Chinese Name: 长城
English Name: The Great Wall; Changcheng
Location: Northern China
Type: Ancient military engineering
Rating Level: AAAAA (5A)
The Great Wall长城 is not just one wall, but many different walls and fortifications that were built over the course of thousands of years to resist invading enemies. Additionally, the Great Wall is also a cultural boundary line, which distinguishes the agricultural civilization from the nomadic civilization.
It is one of the great wonders of the world, which climbs up and down, twists and turns along the ridges.
As one of the largest man-made structures on Earth, it was granted UNESCO World Heritage Status in 1978, protected and maintained for all of humanity to enjoy. It belongs not only to China but to the world.
It was built more than 2,000 years ago during the Spring and Autumn and Warring States periods. Hundreds of years later in 221 BC the first Emperor of China, Qin Shi Huang, ordered that walls that divided his empire should be destroyed and a new wall connecting the remaining pieces should be built, creating fortifications that protected the empire from northern attackers. As the structures grew from Lintao in the west to Liaodong in the east, they collectively became known as The Great Wall.
Under the Han Dynasty, the wall grew longer still, reaching 3700 miles, and spaning from Dunhuang to the Bohai Sea. Over the next thousand years, different ruling dynasties repaired, rebuilt, or expanded sections of the wall. The leaders of the Ming dynasty, which began in 1368, constructed the most famous version of the Great Wall. The remaining remains of the Great Wall are mainly the Ming Wall.

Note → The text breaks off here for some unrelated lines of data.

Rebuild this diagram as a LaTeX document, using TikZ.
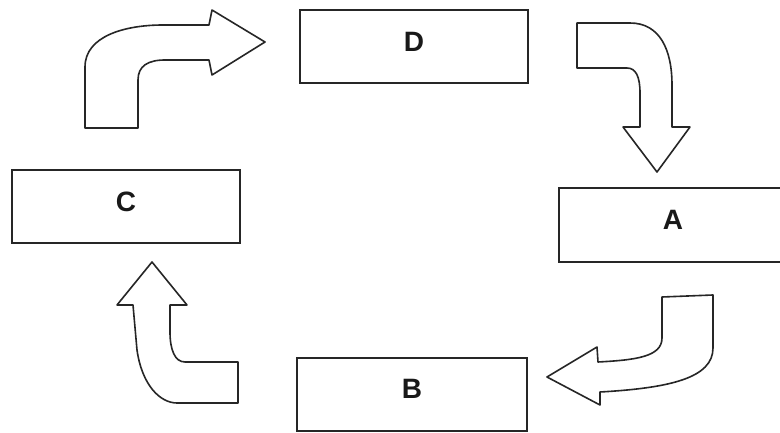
\documentclass[tikz,border=0pt]{standalone}
\usepackage{fontspec}
\setmainfont{Liberation Sans}
\begin{document}
\begin{tikzpicture}[x=1pt,y=-1pt,
  box/.style={draw=black!85,line width=1.6pt,fill=white,inner sep=0pt},
  lbl/.style={font=\bfseries\fontsize{28}{32}\selectfont,inner sep=0pt,text=black!90},
  barrow/.style={draw=black!85,line width=1.6pt,line join=round,fill=white}]
\clip (0,0) rectangle (780,433);
\fill[white] (0,0) rectangle (780,433);
% boxes
\node[box,minimum width=228pt,minimum height=73pt] (d) at (414,46.5) {};
\node[box,minimum width=228pt,minimum height=73pt] (c) at (126,206.5) {};
\node[box,minimum width=226pt,minimum height=74pt] (a) at (672,225) {};
\node[box,minimum width=230pt,minimum height=73pt] (b) at (412,394.5) {};
\node[lbl] (dl) at ([yshift=5pt]d.center) {D};
\node[lbl] (cl) at ([yshift=5pt]c.center) {C};
\node[lbl] (al) at ([yshift=5pt,xshift=1pt]a.center) {A};
\node[lbl] (bl) at ([yshift=6pt]b.center) {B};
% arrow C -> D
\draw[barrow] (85,128) -- (85,67) .. controls (85,36) and (125,25) .. (163,25)
  -- (209,25) -- (212,10) -- (265,42) -- (212,75) -- (209,60) -- (165,60)
  .. controls (148,60) and (138,66) .. (138,80) -- (138,128) -- cycle;
% arrow D -> A
\draw[barrow] (577,23) -- (630,23) .. controls (660,23) and (672,50) .. (672,85)
  -- (672,127) -- (690,127) -- (657,172) -- (623,127) -- (640,127) -- (640,93)
  .. controls (640,77) and (636,68) .. (627,68) -- (577,68) -- cycle;
% arrow A -> B
\draw[barrow] (662,297) -- (713,295) -- (713,348) .. controls (713,378) and (670,388) .. (600,392)
  -- (600,405) -- (547,377) -- (597,347) -- (598,362)
  .. controls (635,360) and (662,357) .. (662,338) -- cycle;
% arrow B -> C
\draw[barrow] (238,403) -- (238,362) -- (185,362) .. controls (175,362) and (170,350) .. (170,332)
  -- (170,305) -- (187,305) -- (152,262) -- (117,305) -- (133,305) -- (137,350)
  .. controls (142,385) and (160,403) .. (177,403) -- cycle;
\end{tikzpicture}
\end{document}
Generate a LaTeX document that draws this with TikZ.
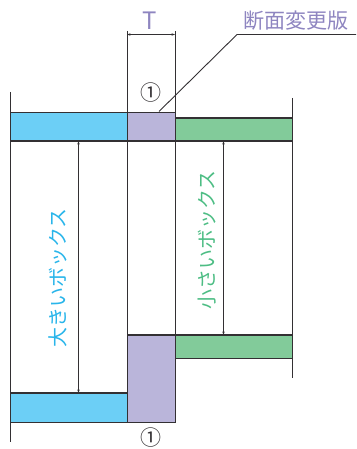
\documentclass[tikz,border=0pt]{standalone}
\usepackage{fontspec}
\setmainfont{Noto Sans CJK JP}
\usetikzlibrary{arrows.meta}
\definecolor{bluefill}{HTML}{6CCFF6}
\definecolor{purplefill}{HTML}{BAB5DA}
\definecolor{greenfill}{HTML}{82CB9A}
\definecolor{bluetext}{HTML}{29B5EA}
\definecolor{greentext}{HTML}{4DBD84}
\definecolor{purpletext}{HTML}{8E85C0}
\definecolor{ink}{HTML}{333033}
\tikzset{
  x=1pt,y=-1pt,
  plate/.style={draw=ink,line width=1.05pt},
  edgeline/.style={draw=ink,line width=0.9pt},
  leader/.style={draw=ink,line width=0.9pt},
  dimline/.style={draw=ink,line width=0.6pt,{Stealth[length=3.5pt,width=2.4pt]}-{Stealth[length=3.5pt,width=2.4pt]}},
  label/.style={inner sep=0pt,font=\fontsize{20}{20}\selectfont},
  mark1/.style={inner sep=0pt,text=ink,font=\fontsize{21}{21}\selectfont},
}
\begin{document}
\begin{tikzpicture}
\useasboundingbox (0,0) rectangle (356,449);
% named points
\coordinate (L1) at (10.5,92); \coordinate (L2) at (10.5,442);
\coordinate (R1) at (292,98); \coordinate (R2) at (292,378);
\coordinate (A1) at (127,31); \coordinate (A2) at (127,423);
\coordinate (B1) at (175,31); \coordinate (B2) at (175,423);
\coordinate (TL) at (127,34.5); \coordinate (TR) at (175,34.5);
\coordinate (BigT) at (78.5,141); \coordinate (BigB) at (78.5,393);
\coordinate (SmallT) at (223.5,141); \coordinate (SmallB) at (223.5,335);
\coordinate (LeadA) at (159,111.5); \coordinate (LeadB) at (237,34.5); \coordinate (LeadC) at (356,34.5);
% fills
\fill[bluefill] (10.5,112.5) rectangle (127,141);
\fill[purplefill] (127,112.5) rectangle (175,141);
\fill[greenfill] (175,118) rectangle (292,141);
\fill[purplefill] (127,335) rectangle (175,422.5);
\fill[greenfill] (175,335) rectangle (292,358.5);
\fill[bluefill] (10.5,393) rectangle (127,422.5);
% verticals
\draw[edgeline] (L1) -- (L2);
\draw[edgeline] (R1) -- (R2);
\draw[edgeline] (A1) -- (A2);
\draw[edgeline] (B1) -- (B2);
% plates
\draw[plate] (10.5,112.5) -- (175,112.5);
\draw[plate] (10.5,141) -- (292,141);
\draw[plate] (175,118) -- (292,118);
\draw[plate] (127,335) -- (292,335);
\draw[plate] (175,358.5) -- (292,358.5);
\draw[plate] (10.5,393) -- (127,393);
\draw[plate] (10.5,422.5) -- (175,422.5);
% dimensions
\draw[dimline] (TL) -- (TR);
\draw[dimline] (BigT) -- (BigB);
\draw[dimline] (SmallT) -- (SmallB);
\draw[leader] (LeadA) -- (LeadB) -- (LeadC);
% texts
\node[label,text=purpletext,font=\fontsize{24}{24}\selectfont] (tlabel) at (150,20.5) {T};
\node[label,text=purpletext,font=\fontsize{21}{21}\selectfont] (plate) at (296,21) {断面変更版};
\node[mark1] (m1) at (150.5,92.5) {①};
\node[mark1] (m2) at (150.5,438) {①};
\node[label,text=bluetext,rotate=90] (big) at (57.5,278) {大きいボックス};
\node[label,text=greentext,rotate=90] (small) at (207.5,240) {小さいボックス};
\end{tikzpicture}
\end{document}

Originally built to keep people out of China, it is the most popular place for tourists to visit in China now, attracting millions of people each year.
What is worth to visit and see？
The Resources of the Great Wall are mainly distributed in Hebei, Beijing, Tianjin, Shanxi, Shaanxi, Gansu, Inner Mongolia, Heilongjiang, Jilin, Liaoning, Shandong, Henan, Qinghai, Ningxia, and Xinjiang. Among them, the length of that in Hebei province is more than 2,000 km, and Shaanxi Province is 1,838 km.
It is the spiritual symbol of the Chinese nation. It is the largest and most widely distributed cultural heritage in China. It has become a magnificent architectural miracle and an incomparable historical and cultural landscape in human history.
Shanhaiguan山海关, lying in Qinhuangdao秦皇岛 in Hebei Province, is adjacent to Yan Mountains and the Bohai Sea , hence obtaining its name. Shanhaiguan or the mountain and sea pass, where the Great Wall begins, is a famous ancient battleground in China and the first pass under heaven.
Jiayu Pass嘉峪关 is located in the southwest corner of Jiayuguan City in Gansu Province. It is the western starting point of the Ming Great Wall, which is the most complete city pass preserved, the first pass in Hexi, and also an important station on the Silk Road.
Located in Yanqing District延庆区, Beijing, the Badaling Great Wall八达岭长城 is the most representative section of the Ming Great Wall
Significance and influences
In terms of culture, it played an important role in the formation and development of the pluralistic and integrated pattern of the Chinese nation. The construction and guarding, as well as the fighting in the area of the Great Wall, promoted the extensive integration of the Han nationality and a dozen ethnic minorities in ancient China.
The military defense thought embodied by the Great Wall plays an important role in the history of military development. The emergence and development of it advanced synchronously with the whole military development of ancient, which is of great significance to the study of the formation and development of ancient military thoughts and battle theory.
The Great Wall plays an irreplaceable role in a process of China and the world embracing each other. The Great Wall, which condenses the wisdom and strength of the Chinese nation for thousands of years, is a precious legacy in human history.
The Great Wall, with its magnificent momentum and profound cultural connotation, attracted Chinese literati and international personages of all dynasties. Many Chinese literati created a large number of works of poetry, art, music, and other literary works on the Theme of the Great Wall, especially the “frontier Fortress poems” of the Tang Dynasty.
For the Chinese, the Great Wall is a symbol of will, courage, and strength, symbolizing the great will and strength of the Chinese nation. The “March of the Volunteers” has been sung for a long time, making the Great Wall in people’s minds has been sublimated into the national spirit and will of diligence, wisdom, indomitable, united, and indestructible, enhanced the Chinese nation’s pride, self-confidence, and patriotic enthusiasm.